Hal is effusive in his praise for the Mercer, which he succinctly describes as “the best driving of all the antique cars by a long shot.” His evaluation of its appeal is largely based on its simplicity and fitness for its purpose. “You're totally exposed to the elements—wind blows through everything. To the passenger, it feels like being on a race horse. There is this wonderful sound, and it grips the road and handles corners unbelievably. The steering is precise; the fenders flap like butterfly wings—you're out there in the elements with a car that does everything you'd want a race car to do. It is so simple, appealing in its less is-more, bare essentials nature.”
In Old Cars Weekly, Austie Clark identified nearly the same distinctions, “No other car of the day, even ones with much larger engines, could run away from a well-tuned T-head Mercer…The steering is precise and accurate. The car would not turn better if it were on railroad tracks…Shifting back and forth between the top two gears…is done instantly and without the need of double-clutching.” That is a sentiment that has been echoed again and again by people who appreciate good design in pursuit of well-defined purpose for over a century. As it is low, sleek, and refined, there is nothing superfluous to the performance and handling on this Mercer Type 35R Raceabout. It was built by one of the most accomplished engineering families of the late 19th and early 20th centuries, the Roeblings, and was victorious in uncountable speed contests, where it was driven by both professionals and amateurs. The Mercer Type 35R Raceabout is one of a kind and a car which Austie described as “without doubt, the greatest pre-war car built in the United States.”

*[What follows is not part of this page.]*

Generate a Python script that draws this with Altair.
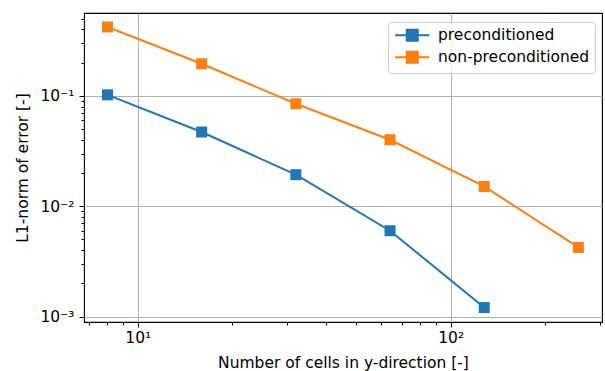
import altair as alt
import pandas as pd

cells = [8, 16, 32, 64, 128, 256]
preconditioned = [0.102, 0.047, 0.0193, 0.0060, 0.00121, None]
non_preconditioned = [0.42, 0.195, 0.0847, 0.0400, 0.0151, 0.00424]
series_names = ["preconditioned", "non-preconditioned"]
colors = ["#1f77b4", "#ff7f0e"]

x_ticks = [7, 8, 9, 10, 20, 30, 40, 50, 60, 70, 80, 90, 100, 200, 300]
y_ticks = [0.001, 0.002, 0.003, 0.004, 0.005, 0.006, 0.007, 0.008, 0.009,
           0.01, 0.02, 0.03, 0.04, 0.05, 0.06, 0.07, 0.08, 0.09,
           0.1, 0.2, 0.3, 0.4, 0.5]

rows = []
for name, vals in zip(series_names, [preconditioned, non_preconditioned]):
    for c, v in zip(cells, vals):
        if v is not None:
            rows.append({"cells": c, "error": v, "series": name})
df = pd.DataFrame(rows)

FONT = "DejaVu Sans"
FS = 15.5
major_test = "abs(log(datum.value)/LN10 - round(log(datum.value)/LN10)) < 1e-6"

x_enc = alt.X(
    "cells:Q",
    scale=alt.Scale(type="log", domain=[6.73, 304.6], nice=False, zero=False),
    axis=alt.Axis(
        title="Number of cells in y-direction [-]",
        values=x_ticks,
        labelExpr="datum.value == 10 ? '10¹' : datum.value == 100 ? '10²' : ''",
        tickSize={"condition": {"test": major_test, "value": 5}, "value": 3},
        gridOpacity={"condition": {"test": major_test, "value": 1}, "value": 0},
        gridColor="#b0b0b0",
        gridWidth=1,
        domain=False,
        tickColor="black",
        labelFont=FONT, labelFontSize=FS, labelColor="black", labelPadding=3,
        titleFont=FONT, titleFontSize=FS, titleFontWeight="normal", titleColor="black",
        titlePadding=10,
        labelFlush=False,
    ),
)
y_enc = alt.Y(
    "error:Q",
    scale=alt.Scale(type="log", domain=[0.000895, 0.562], nice=False, zero=False),
    axis=alt.Axis(
        title="L1-norm of error [-]",
        values=y_ticks,
        labelExpr="datum.value == 0.1 ? '10⁻¹' : datum.value == 0.01 ? '10⁻²' : datum.value == 0.001 ? '10⁻³' : ''",
        tickSize={"condition": {"test": major_test, "value": 5}, "value": 3},
        gridOpacity={"condition": {"test": major_test, "value": 1}, "value": 0},
        gridColor="#b0b0b0",
        gridWidth=1,
        domain=False,
        tickColor="black",
        labelFont=FONT, labelFontSize=FS, labelColor="black", labelPadding=5,
        titleFont=FONT, titleFontSize=FS, titleFontWeight="normal", titleColor="black",
        titlePadding=9,
        labelFlush=False,
    ),
)

color_enc = alt.Color(
    "series:N",
    scale=alt.Scale(domain=series_names, range=colors),
    legend=alt.Legend(
        title=None,
        orient="none",
        legendX=304,
        legendY=9,
        symbolType="M-3.1,0L3.1,0M-1,-1L1,-1L1,1L-1,1Z",
        symbolSize=121,
        symbolStrokeWidth=2,
        symbolOpacity=1,
        symbolOffset=11,
        labelFont=FONT, labelFontSize=FS, labelColor="black",
        labelOffset=18,
        rowPadding=2,
        padding=5.5,
        fillColor="rgba(255,255,255,0.8)",
        strokeColor="#cccccc",
        cornerRadius=3,
    ),
    sort=series_names,
)

base = alt.Chart(df).encode(x=x_enc, y=y_enc, color=color_enc, detail="series:N")
lines = base.mark_line(strokeWidth=2, clip=True)
points = base.mark_point(shape="square", filled=True, size=121, opacity=1, clip=True)

chart = alt.layer(lines, points).properties(
    width=518,
    height=309,
    autosize=alt.AutoSizeParams(type="none"),
    padding={"left": 84, "top": 13, "right": 3, "bottom": 49},
    background="white",
).configure_view(stroke="black", strokeWidth=1.1)

chart.save("out.html", embed_options={"renderer": "svg", "actions": False})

This particular 1911 Mercer Type 35R is immeasurably enhanced by its provenance in the hands of Henry Austin Clark Jr. and his family for 65 years. It is the legacy of not only Finley Robertson Porter and the Roeblings but also the man who more than any other defined the stewardship of automotive history and the individuals who engaged in automotive manufacture.
This 1911 Mercer, which was acquired in 1949, was among the first in a succession of great pre-war cars owned by Henry Austin Clark Jr., and it is the one that has been retained the longest. It proudly displays its 1940s patina, yet it is freshly serviced and prepared, and it is ready to resume its appointed purpose of thrilling its driver, passengers, and onlookers, while also perpetuating the legacy and memory of a unique, caring, and generous figure that is known instantly by his nickname, “Austie.”
He was a character, nowhere more apparent than in the photograph here, which shows him at the wheel of the Mercer, sliding through a cloud of dust, smiling gleefully under a preposterous cap, and peering through a pair of ridiculously oversized scuba goggles. Mercer and man are one: singular, unique, and boisterous.